*YOUR INSTRUCTIONS:*
Pick out each line below containing "that".

*INFORMATION PROVIDED:*

+---+

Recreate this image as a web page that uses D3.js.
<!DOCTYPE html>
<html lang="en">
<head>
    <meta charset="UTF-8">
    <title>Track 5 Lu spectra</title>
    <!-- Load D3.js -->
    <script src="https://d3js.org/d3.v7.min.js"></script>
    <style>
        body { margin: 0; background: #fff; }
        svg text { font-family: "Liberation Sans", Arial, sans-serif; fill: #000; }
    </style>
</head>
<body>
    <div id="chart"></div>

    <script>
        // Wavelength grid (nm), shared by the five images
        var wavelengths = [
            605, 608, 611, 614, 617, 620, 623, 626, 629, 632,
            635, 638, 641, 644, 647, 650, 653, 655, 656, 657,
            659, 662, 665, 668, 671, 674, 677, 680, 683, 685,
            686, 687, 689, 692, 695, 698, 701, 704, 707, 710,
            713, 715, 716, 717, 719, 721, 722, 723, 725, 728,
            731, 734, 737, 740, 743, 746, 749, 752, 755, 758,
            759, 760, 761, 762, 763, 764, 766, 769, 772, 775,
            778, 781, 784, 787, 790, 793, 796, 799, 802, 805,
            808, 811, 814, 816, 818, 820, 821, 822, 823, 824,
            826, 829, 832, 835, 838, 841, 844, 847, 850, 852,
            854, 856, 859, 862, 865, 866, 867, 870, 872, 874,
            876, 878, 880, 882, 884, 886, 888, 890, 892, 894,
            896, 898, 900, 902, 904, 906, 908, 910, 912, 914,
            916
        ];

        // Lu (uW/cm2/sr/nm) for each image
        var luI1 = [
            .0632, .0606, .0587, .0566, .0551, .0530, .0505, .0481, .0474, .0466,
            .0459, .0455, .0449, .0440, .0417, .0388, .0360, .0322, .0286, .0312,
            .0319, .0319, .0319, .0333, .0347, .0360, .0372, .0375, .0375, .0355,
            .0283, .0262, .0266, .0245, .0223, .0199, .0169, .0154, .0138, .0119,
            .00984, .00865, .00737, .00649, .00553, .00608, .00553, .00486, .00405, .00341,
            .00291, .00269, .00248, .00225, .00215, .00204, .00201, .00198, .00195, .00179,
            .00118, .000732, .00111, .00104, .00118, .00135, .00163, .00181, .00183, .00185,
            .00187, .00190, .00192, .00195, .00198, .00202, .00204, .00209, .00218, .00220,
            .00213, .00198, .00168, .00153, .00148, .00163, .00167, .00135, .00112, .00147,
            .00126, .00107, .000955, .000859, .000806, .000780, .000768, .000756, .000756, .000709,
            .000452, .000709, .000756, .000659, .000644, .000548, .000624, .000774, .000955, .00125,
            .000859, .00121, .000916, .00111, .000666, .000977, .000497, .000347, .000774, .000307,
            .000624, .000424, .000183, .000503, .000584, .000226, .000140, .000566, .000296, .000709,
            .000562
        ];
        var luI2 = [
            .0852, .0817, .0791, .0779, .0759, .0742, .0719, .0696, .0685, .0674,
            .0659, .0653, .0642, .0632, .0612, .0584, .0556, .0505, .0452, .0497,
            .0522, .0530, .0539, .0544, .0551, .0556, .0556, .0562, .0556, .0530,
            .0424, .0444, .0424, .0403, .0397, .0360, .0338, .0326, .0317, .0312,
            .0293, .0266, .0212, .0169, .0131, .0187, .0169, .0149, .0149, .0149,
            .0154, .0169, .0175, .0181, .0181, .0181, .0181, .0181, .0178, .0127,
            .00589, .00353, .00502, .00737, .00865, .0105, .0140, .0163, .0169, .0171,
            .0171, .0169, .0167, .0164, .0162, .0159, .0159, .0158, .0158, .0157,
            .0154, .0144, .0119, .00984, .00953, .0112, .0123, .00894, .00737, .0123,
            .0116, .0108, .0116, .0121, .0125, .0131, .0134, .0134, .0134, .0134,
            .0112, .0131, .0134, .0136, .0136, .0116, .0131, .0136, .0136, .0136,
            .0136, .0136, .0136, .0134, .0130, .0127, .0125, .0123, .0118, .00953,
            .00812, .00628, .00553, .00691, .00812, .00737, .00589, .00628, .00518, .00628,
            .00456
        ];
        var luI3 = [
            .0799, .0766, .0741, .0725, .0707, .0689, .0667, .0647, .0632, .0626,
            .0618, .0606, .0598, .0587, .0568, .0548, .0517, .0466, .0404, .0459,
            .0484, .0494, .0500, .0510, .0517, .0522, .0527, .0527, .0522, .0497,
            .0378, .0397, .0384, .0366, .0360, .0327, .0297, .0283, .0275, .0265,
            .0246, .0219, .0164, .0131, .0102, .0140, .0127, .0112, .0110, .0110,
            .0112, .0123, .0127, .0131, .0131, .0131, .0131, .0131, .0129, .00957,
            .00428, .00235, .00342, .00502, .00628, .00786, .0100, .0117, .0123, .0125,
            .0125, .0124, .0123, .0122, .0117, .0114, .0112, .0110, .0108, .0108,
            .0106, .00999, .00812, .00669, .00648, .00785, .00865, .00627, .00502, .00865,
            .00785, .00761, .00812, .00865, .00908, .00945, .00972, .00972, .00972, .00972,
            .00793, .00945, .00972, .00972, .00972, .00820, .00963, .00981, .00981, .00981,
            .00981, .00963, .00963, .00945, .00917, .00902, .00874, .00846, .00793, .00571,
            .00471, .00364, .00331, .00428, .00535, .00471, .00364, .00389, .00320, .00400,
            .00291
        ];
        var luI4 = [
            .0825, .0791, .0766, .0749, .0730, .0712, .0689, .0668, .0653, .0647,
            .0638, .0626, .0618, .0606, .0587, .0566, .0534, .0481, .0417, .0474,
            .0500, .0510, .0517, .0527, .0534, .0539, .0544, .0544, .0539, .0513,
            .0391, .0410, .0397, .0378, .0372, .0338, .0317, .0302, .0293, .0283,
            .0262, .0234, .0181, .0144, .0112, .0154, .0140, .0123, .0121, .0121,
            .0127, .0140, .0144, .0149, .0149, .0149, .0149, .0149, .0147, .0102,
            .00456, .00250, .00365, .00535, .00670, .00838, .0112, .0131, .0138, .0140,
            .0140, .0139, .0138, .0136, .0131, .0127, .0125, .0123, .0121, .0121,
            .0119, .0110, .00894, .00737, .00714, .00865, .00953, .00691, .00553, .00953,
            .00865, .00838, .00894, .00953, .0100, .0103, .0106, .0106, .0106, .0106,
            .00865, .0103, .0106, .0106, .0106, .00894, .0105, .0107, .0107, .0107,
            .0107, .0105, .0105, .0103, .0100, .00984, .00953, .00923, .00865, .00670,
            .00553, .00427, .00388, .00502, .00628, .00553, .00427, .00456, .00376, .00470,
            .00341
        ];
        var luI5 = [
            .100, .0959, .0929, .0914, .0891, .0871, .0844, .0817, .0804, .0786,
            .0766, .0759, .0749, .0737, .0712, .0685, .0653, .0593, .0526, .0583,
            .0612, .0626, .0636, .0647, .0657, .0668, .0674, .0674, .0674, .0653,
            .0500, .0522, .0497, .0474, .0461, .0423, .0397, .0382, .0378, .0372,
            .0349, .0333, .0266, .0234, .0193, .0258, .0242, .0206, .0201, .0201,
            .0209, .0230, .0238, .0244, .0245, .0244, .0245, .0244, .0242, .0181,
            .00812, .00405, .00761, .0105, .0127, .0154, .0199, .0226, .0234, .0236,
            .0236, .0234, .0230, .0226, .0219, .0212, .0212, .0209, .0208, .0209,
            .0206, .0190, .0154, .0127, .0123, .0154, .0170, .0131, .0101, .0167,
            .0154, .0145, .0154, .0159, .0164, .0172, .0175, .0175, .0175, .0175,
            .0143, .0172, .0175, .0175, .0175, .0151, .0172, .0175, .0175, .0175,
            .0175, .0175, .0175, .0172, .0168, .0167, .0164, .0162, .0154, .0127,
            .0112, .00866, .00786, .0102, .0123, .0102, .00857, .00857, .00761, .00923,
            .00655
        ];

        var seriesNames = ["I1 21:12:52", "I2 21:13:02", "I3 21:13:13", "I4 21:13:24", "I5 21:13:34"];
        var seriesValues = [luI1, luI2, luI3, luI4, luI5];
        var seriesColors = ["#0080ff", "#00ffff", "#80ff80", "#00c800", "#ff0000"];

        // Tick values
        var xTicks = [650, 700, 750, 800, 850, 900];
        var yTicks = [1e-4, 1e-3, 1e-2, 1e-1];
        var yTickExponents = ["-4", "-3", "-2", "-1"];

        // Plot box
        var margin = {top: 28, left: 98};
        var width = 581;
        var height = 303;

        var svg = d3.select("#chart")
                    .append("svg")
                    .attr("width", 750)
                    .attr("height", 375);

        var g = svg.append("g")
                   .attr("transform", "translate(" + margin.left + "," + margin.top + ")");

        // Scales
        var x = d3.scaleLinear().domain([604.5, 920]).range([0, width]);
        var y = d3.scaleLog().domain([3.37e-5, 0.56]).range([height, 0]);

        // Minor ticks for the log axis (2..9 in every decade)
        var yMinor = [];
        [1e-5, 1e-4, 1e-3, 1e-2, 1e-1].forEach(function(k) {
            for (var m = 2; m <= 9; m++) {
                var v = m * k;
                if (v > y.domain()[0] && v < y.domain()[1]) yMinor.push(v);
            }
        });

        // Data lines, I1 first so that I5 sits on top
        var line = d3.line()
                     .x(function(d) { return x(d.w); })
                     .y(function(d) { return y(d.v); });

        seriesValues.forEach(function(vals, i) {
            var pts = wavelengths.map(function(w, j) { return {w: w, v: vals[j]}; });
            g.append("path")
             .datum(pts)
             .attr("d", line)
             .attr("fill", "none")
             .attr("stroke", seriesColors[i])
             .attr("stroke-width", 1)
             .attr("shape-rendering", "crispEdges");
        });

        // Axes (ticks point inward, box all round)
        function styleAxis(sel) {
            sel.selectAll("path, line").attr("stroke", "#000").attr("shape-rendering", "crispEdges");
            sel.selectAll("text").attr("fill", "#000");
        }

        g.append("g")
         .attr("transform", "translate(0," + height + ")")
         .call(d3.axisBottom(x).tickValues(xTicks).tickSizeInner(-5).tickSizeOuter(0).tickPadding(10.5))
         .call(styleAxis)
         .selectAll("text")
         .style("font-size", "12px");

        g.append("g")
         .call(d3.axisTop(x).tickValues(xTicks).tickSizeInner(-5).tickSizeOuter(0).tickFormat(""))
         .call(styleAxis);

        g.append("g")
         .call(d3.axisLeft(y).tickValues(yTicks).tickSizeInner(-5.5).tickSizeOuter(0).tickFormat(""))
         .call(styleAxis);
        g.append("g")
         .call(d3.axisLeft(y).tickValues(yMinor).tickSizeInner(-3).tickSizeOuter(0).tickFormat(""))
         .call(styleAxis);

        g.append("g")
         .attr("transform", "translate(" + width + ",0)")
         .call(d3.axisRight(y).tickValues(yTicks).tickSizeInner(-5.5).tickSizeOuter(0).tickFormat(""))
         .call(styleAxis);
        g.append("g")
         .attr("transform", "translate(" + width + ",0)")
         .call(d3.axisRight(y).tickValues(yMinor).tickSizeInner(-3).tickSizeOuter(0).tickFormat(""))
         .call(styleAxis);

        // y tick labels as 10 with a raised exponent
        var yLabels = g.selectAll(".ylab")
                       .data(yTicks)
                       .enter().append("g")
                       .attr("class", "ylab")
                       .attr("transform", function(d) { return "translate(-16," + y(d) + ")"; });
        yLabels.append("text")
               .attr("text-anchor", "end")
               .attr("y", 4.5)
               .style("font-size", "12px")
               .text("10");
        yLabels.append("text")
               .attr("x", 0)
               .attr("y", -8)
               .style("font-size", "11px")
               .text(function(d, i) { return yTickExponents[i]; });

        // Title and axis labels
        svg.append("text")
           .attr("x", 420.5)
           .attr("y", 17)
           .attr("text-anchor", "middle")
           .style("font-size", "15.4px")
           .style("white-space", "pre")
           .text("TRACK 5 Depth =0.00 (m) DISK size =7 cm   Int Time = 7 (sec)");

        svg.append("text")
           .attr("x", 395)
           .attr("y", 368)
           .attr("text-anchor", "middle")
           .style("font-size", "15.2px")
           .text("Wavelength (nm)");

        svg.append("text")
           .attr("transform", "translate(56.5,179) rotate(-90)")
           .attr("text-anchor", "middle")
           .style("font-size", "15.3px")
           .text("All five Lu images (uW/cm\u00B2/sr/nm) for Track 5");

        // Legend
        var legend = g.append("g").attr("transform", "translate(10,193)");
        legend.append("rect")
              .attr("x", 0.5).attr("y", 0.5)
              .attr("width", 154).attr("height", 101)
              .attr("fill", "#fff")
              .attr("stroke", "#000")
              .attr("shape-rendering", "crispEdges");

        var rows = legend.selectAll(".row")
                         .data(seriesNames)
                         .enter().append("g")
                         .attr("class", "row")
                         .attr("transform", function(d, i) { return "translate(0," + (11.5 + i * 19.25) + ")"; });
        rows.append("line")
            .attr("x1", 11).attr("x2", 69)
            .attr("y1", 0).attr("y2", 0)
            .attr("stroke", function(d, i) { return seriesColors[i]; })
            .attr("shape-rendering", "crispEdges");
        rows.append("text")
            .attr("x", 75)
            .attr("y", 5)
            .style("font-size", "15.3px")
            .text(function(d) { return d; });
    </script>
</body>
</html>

+---+

*ANSWER TO THE PROBLEM:*
Recreate this image as a web page that uses D3.js.
        // Data lines, I1 first so that I5 sits on top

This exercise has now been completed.